Information, Selected Works, Links,
Blood Type
October 15, 2021–June 26, 2022
Press Release:
Performance Space New York presents visual artist Dozie Kanu’s Blood Type, an exhibition of individual works that coalesce into an immersive environment. Beginning October 15 and open to the public Thursdays through Sunday from 12pm to 6pm, Blood Type inaugurates Performance Space’s Open Room program, which creates publicly accessible space within its lobby (150 1st Ave, 4th floor). Kanu’s art teases and disrupts functionality, and reforms the familiar with jarring, culturally evocative materials. In this exhibition, Kanu returns to his world-building origins studying production design, constructing a singular and insinuating environment drawing on the banal simultaneity of welcome, alienation, and discomfort that pervades coworking spaces. Chairs, stools, a worktable become sculptural works embedded with the artist’s probing inquiries into fraught, autobiographically-resonant substances.

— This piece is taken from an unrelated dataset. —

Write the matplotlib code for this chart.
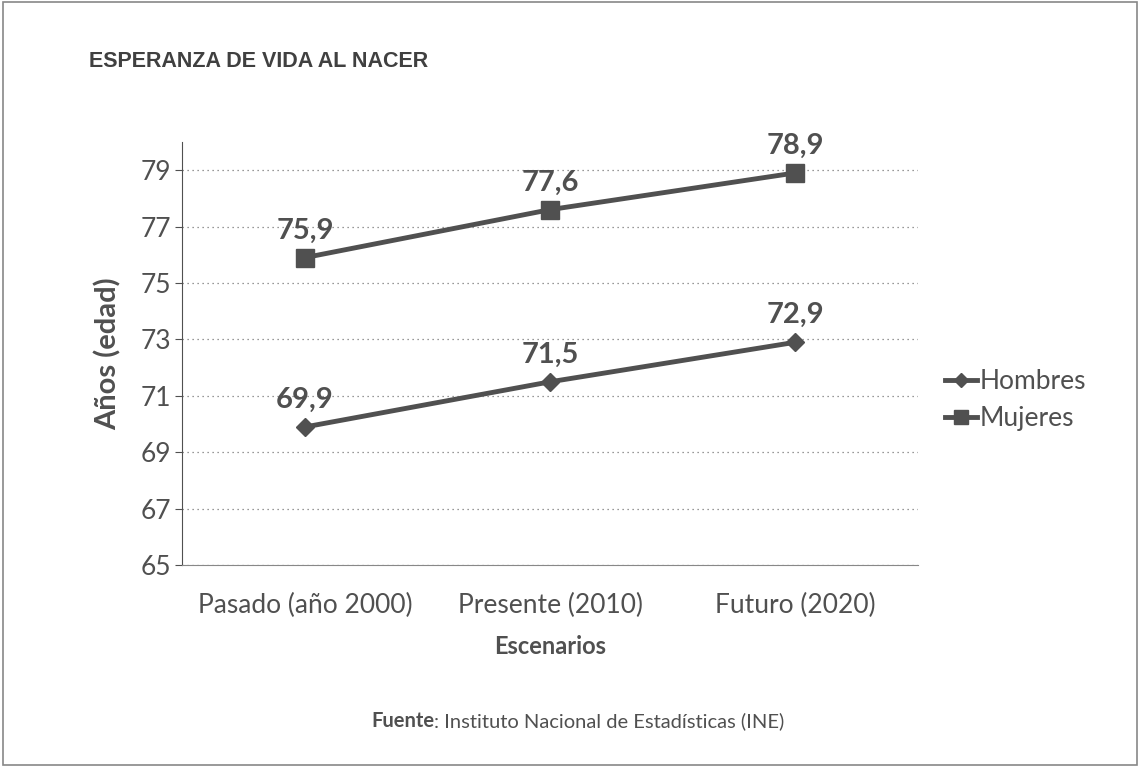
import matplotlib
matplotlib.use('Agg')
import matplotlib.pyplot as plt
from matplotlib.patches import Rectangle

escenarios = ['Pasado (año 2000)', 'Presente (2010)', 'Futuro (2020)']
hombres = [69.9, 71.5, 72.9]
mujeres = [75.9, 77.6, 78.9]
y_ticks = [65, 67, 69, 71, 73, 75, 77, 79]

gris = '#505050'
plt.rcParams['font.family'] = ['Lato', 'DejaVu Sans']

fig = plt.figure(figsize=(11.4, 7.67), dpi=100)
fig.patches.append(Rectangle((0.003, 0.003), 0.994, 0.994, transform=fig.transFigure,
                             fill=False, edgecolor='#888888', lw=1.2))
ax = fig.add_axes([0.16, 0.263, 0.645, 0.552])

x = range(len(escenarios))
ax.plot(x, hombres, color=gris, lw=3.5, marker='D', ms=9, label='Hombres')
ax.plot(x, mujeres, color=gris, lw=3.5, marker='s', ms=13, label='Mujeres')
for i in x:
    ax.text(i, hombres[i] + 0.5, f'{hombres[i]:.1f}'.replace('.', ','), ha='center', va='bottom',
            fontsize=21, fontweight='bold', color=gris)
    ax.text(i, mujeres[i] + 0.5, f'{mujeres[i]:.1f}'.replace('.', ','), ha='center', va='bottom',
            fontsize=21, fontweight='bold', color=gris)

ax.set_xlim(-0.5, 2.5)
ax.set_ylim(65, 80)
ax.set_yticks(y_ticks)
ax.set_xticks(list(x))
ax.set_xticklabels(escenarios)
ax.tick_params(axis='both', labelsize=19, labelcolor=gris, color=gris)
ax.tick_params(axis='x', length=0, pad=20)
ax.tick_params(axis='y', length=5, pad=3)
ax.yaxis.grid(True, ls=(0, (1, 3)), color='#777777', lw=0.9)
for s in ['top', 'right']:
    ax.spines[s].set_visible(False)
ax.spines['left'].set_color(gris)
ax.spines['bottom'].set_color('#888888')
ax.set_ylabel('Años (edad)', fontsize=21, fontweight='bold', color=gris, labelpad=14)
ax.set_xlabel('Escenarios', fontsize=17, fontweight='bold', color=gris, labelpad=12)

leg = ax.legend(loc='center left', bbox_to_anchor=(1.005, 0.39), frameon=False, fontsize=19,
                handlelength=1.2, handletextpad=0.1, labelspacing=0.45, markerscale=0.75)
for t in leg.get_texts():
    t.set_color(gris)

fig.text(0.078, 0.912, 'ESPERANZA DE VIDA AL NACER', fontsize=15.5, fontweight='bold', color='#404040',
         family=['Liberation Sans', 'DejaVu Sans'])
fig.text(0.326, 0.052, 'Fuente', fontsize=14.5, fontweight='bold', color=gris)
fig.text(0.381, 0.052, ': Instituto Nacional de Estadísticas (INE)', fontsize=14.5, color=gris)

fig.savefig('out.png', dpi=100)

Kanu will organize Octopus: An Evening Inside of Blood Type (October 19 at 7pm), with various artists, including Dawuna, Valerie Franco & Caroline Sultzer, Matt Hilvers, and Elliot Reed.
In Blood Type, the room is softened and soaked in dark tones. A work table snakes down the wall, onto the floor, across the room, back onto the floor, across the room. An array of stools are lined up, free to be taken and used. On the walls, framed images simultaneously transcribe and obscure demarcations of identity and history, displayed in a room enveloped in a sanguine opacity. Anachronistic shapes sourced from Portugal, Nigeria, and America loosely trace their entangled past. Throughout the work, Kanu investigates and evades external signifiers of location and identity, presenting them in tension with the primally personal medium of blood.
Kanu—born in Houston, TX to Nigerian immigrant parents, and currently residing in a warehouse he renovated in rural Portugal—offers up history and autobiography as a gathering space: to be filled with performance and visitors, each bringing multitudes of interpretation to its charged surfaces.